Create a Rich Source of Tenant Leasing Needs in Commercial and Retail Property

When you work in commercial or retail property leasing, you need a rich source of tenants and business leads.  There are a number of resources that you can use for that purpose, and on that basis it is simply a matter of selecting the ones that work for you and your property market.  Develop your leasing strategies.
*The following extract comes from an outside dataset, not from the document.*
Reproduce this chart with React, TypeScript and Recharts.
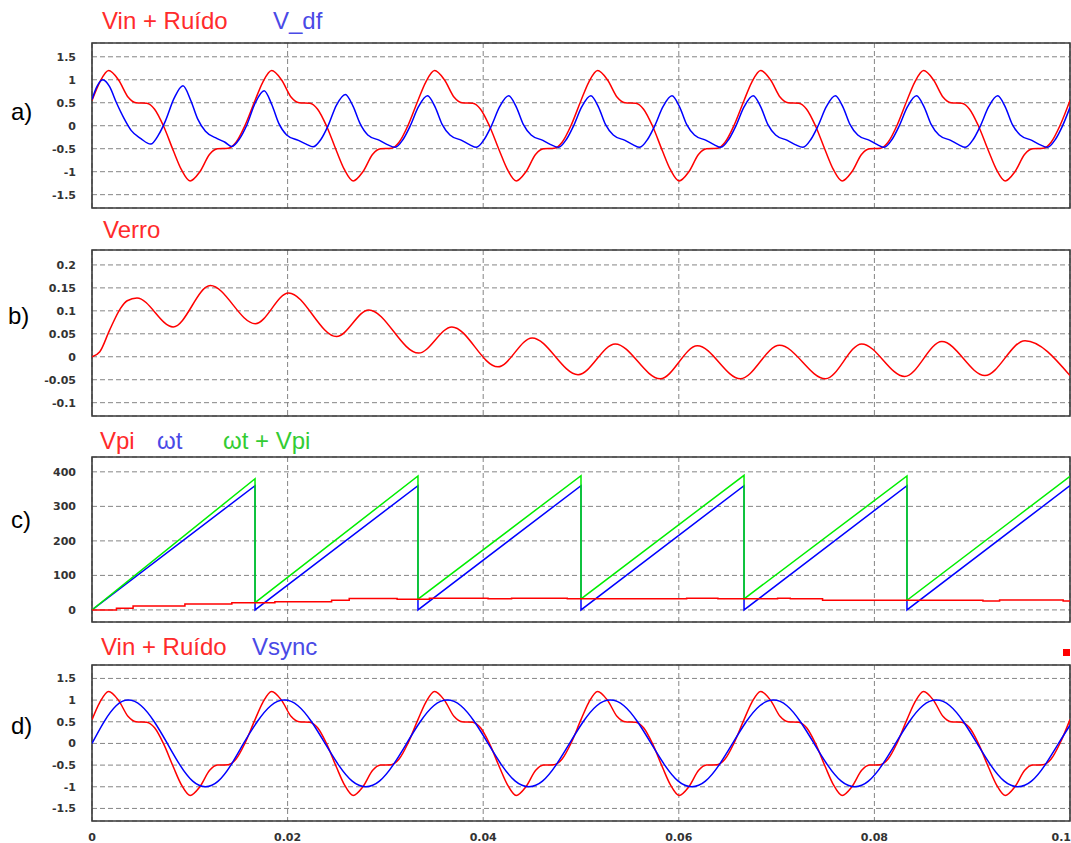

Here are some of the best leasing sources of business names and tenant identities:

  1. Check out all of the major buildings in your leasing territory.  When it comes to buildings that contain multiple tenants, it is a matter of taking down or capturing the details from the directory board that is located in the property.  The easiest way to do that is to take a photograph of the directory board on your mobile telephone.  You can process and review the photograph later.
  2. From the details that you get in the previous ‘directory board’ step, it is a matter of telephoning down all the businesses in the particular buildings to discuss future leasing and occupation needs.  Leases come to an end at some stage for all types of reasons.  Some tenants prefer to move when that occurs, and on that basis you can be the source of market information and relocation opportunity.
  3. Get a copy of the local business telephone book as it applies to your location, town and city.  It is preferable to use the telephone book in hardcopy rather than online.  That is simply because the telephone book can be logically processed and marked off with a colored pen or highlighters as you proceed through it.  Starting at the beginning of the telephone book work through every business name to find those businesses that are located in your priority suburbs and leasing territory.  Whilst this process may seem tedious, it is simply a matter of reviewing one or two pages of telephone numbers each night in preparation for your prospecting processes the next day.  One telephone book can take you an entire year to move through.  You will however see that the system is quite easy to implement and soon you will be covering 5 to 10 pages a day as part of that process.  One page of the telephone book should give you two or three numbers to call; cold calls lead to information and potential meetings with the right tenants.  You may wish to choose a greater number of businesses given the filtering process and the criteria of targeted tenants locally.
  4. You can also get some good leads and opportunities from using the Internet methodically and specifically.  In your town or city, there will be a business ‘Yellow Pages’ telephone book online that you can use for this very purpose.  In most cases you can search the ‘Yellow pages’ based on targeted business types and by suburbs.  From that search process you can get specific names of businesses and tenants to put into your prospecting activities and cold calling systems.

So these four strategies are quite simple.  You can see why things need to be methodical and systemized.

When you create a large list of local businesses and tenants, and then take the time to understand their occupation needs from a leasing perspective, you are of high value to the landlords that you serve.  Use your database as leverage in this way when it comes to winning a property leasing appointment.  Tell the landlord about your database and how accurate and up to date it is.  They will find it difficult to ignore an agent with a comprehensive and up to date database of tenants.